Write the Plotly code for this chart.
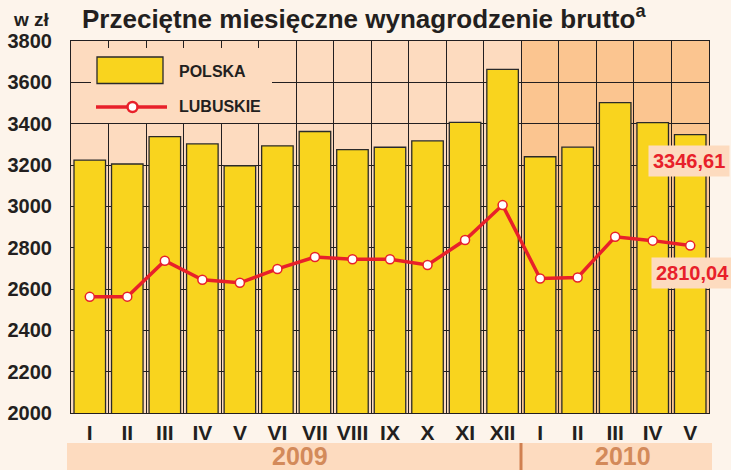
import plotly.graph_objects as go

months = ["I", "II", "III", "IV", "V", "VI", "VII", "VIII", "IX", "X", "XI", "XII",
          "I", "II", "III", "IV", "V"]
polska = [3223.44, 3204.93, 3337.38, 3301.97, 3196.39, 3292.94, 3362.21, 3274.11,
          3285.90, 3316.60, 3406.35, 3662.81, 3239.96, 3286.44, 3501.50, 3404.63, 3346.61]
lubuskie = [2562, 2563, 2737, 2645, 2630, 2697, 2755, 2744, 2744, 2716, 2837, 3006,
            2651, 2656, 2853, 2834, 2810.04]
years = ["2009", "2010"]
y_ticks = [2000, 2200, 2400, 2600, 2800, 3000, 3200, 3400, 3600, 3800]

W, H = 731, 470
ML, MR, MT, MB = 71, 22, 41, 57
PW, PH = W - ML - MR, H - MT - MB

def px(x):
    return (x - ML) / PW

def py(y):
    return (H - MB - y) / PH

DARK = "#231f20"
YELLOW = "#F9D41E"
RED = "#E8202A"
BG2009 = "#FDDBBF"
BG2010 = "#FBC590"
PAGE = "#FDF4EB"
BAND_TXT = "#D38A5A"
SANS = "Liberation Sans, Arial"
NARROW = "Liberation Sans Narrow, Liberation Sans, Arial"

xs = list(range(len(months)))

fig = go.Figure()
fig.add_trace(go.Bar(x=xs, y=polska, width=0.84, marker=dict(color=YELLOW, line=dict(color="#2a2a2a", width=1.3)),
                     name="POLSKA", showlegend=False))
fig.add_trace(go.Scatter(x=xs, y=lubuskie, mode="lines+markers", name="LUBUSKIE", showlegend=False,
                         line=dict(color=RED, width=3.5),
                         marker=dict(size=9, color="white", line=dict(color=RED, width=1.5))))

shapes = []
shapes.append(dict(type="rect", xref="x", yref="paper", x0=11.5, x1=16.5, y0=0, y1=1,
                   fillcolor=BG2010, line=dict(width=0), layer="below"))
shapes.append(dict(type="rect", xref="paper", yref="paper", x0=px(91), x1=px(272), y0=py(123), y1=py(48),
                   fillcolor=BG2009, line=dict(width=0), layer="above"))
shapes.append(dict(type="rect", xref="paper", yref="paper", x0=px(97), x1=px(163), y0=py(83.5), y1=py(57),
                   fillcolor=YELLOW, line=dict(color="#2a2a2a", width=1.3), layer="above"))
shapes.append(dict(type="line", xref="paper", yref="paper", x0=px(96), x1=px(167), y0=py(107), y1=py(107),
                   line=dict(color=RED, width=3.5), layer="above"))
shapes.append(dict(type="circle", xref="paper", yref="paper", x0=px(127.5), x1=px(137.5), y0=py(112), y1=py(102),
                   fillcolor="white", line=dict(color=RED, width=2.5), layer="above"))
shapes.append(dict(type="rect", xref="paper", yref="paper", x0=px(67), x1=px(712), y0=py(470), y1=py(443),
                   fillcolor=BG2009, line=dict(width=0), layer="below"))
shapes.append(dict(type="line", xref="paper", yref="paper", x0=px(521), x1=px(521), y0=py(470), y1=py(443),
                   line=dict(color="#D08050", width=3)))

annotations = [
    dict(text="POLSKA", xref="paper", yref="paper", x=px(177), y=py(71), xanchor="left", yanchor="middle",
         showarrow=False, font=dict(family=SANS, size=16, color=DARK, weight="bold")),
    dict(text="LUBUSKIE", xref="paper", yref="paper", x=px(177), y=py(107), xanchor="left", yanchor="middle",
         showarrow=False, font=dict(family=SANS, size=16, color=DARK, weight="bold")),
    dict(text="w zł", xref="paper", yref="paper", x=px(31), y=py(19), xanchor="center", yanchor="middle",
         showarrow=False, font=dict(family=SANS, size=19, color=DARK, weight="bold")),
    dict(text=years[0], xref="paper", yref="paper", x=px(300), y=py(456), xanchor="center", yanchor="middle",
         showarrow=False, font=dict(family=NARROW, size=25, color=BAND_TXT, weight="bold")),
    dict(text=years[1], xref="paper", yref="paper", x=px(623), y=py(456), xanchor="center", yanchor="middle",
         showarrow=False, font=dict(family=NARROW, size=25, color=BAND_TXT, weight="bold")),
    dict(text=f"{polska[-1]:.2f}".replace(".", ","), x=xs[-1], y=polska[-1], xref="x", yref="y",
         yshift=-26, xshift=-1, showarrow=False, bgcolor=BG2009, borderpad=4,
         font=dict(family=SANS, size=20, color=RED, weight="bold")),
    dict(text=f"{lubuskie[-1]:.2f}".replace(".", ","), x=xs[-1], y=lubuskie[-1], xref="x", yref="y",
         yshift=-27, xshift=2, showarrow=False, bgcolor=BG2009, borderpad=4,
         font=dict(family=SANS, size=20, color=RED, weight="bold")),
]

fig.update_layout(
    width=W, height=H,
    margin=dict(l=ML, r=MR, t=MT, b=MB, autoexpand=False),
    paper_bgcolor=PAGE, plot_bgcolor=BG2009,
    bargap=0.16,
    title=dict(text="Przeciętne miesięczne wynagrodzenie brutto<sup>a</sup>",
               x=82 / W, xanchor="left", y=1 - 19 / H, yanchor="middle",
               font=dict(family=SANS, size=26, color=DARK, weight="bold")),
    xaxis=dict(range=[-0.5, 16.5], tickmode="array", tickvals=xs, ticktext=months, automargin=False,
               showgrid=False, zeroline=False, showline=True, mirror=True, linecolor=DARK, linewidth=1,
               ticks="", ticklabelstandoff=1,
               tickfont=dict(family=NARROW, size=21, color=DARK, weight="bold"),
               minor=dict(tick0=0.5, dtick=1, showgrid=True, gridcolor=DARK, gridwidth=1, ticks="")),
    yaxis=dict(range=[2000, 3800], tickmode="array", tickvals=y_ticks, automargin=False,
               showgrid=True, gridcolor=DARK, gridwidth=1, zeroline=False,
               showline=True, mirror=True, linecolor=DARK, linewidth=1,
               ticks="", ticklabelstandoff=14,
               tickfont=dict(family=SANS, size=20, color=DARK, weight="bold")),
    shapes=shapes, annotations=annotations,
)

fig.write_html("out.html", config={"displayModeBar": False},
               post_script="document.body.style.margin='0';document.body.style.background='#FDF4EB';")
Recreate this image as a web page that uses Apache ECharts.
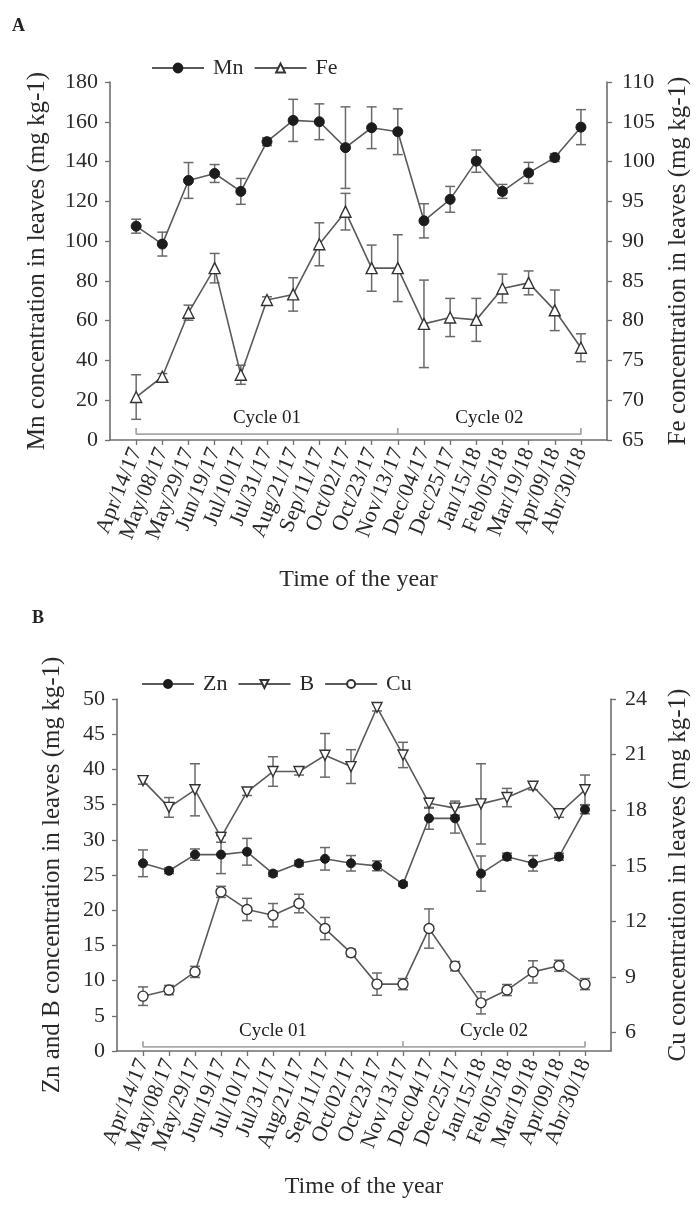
⁂
**WHAT IS ASKED**
Transcribe exactly, please, the lines between the start of the records above and the line holding "import plotly.graph_objects as go", counting both of those lines and omitting pictures.

**TASK RESULT**
Write the Plotly code for this chart.
import plotly.graph_objects as go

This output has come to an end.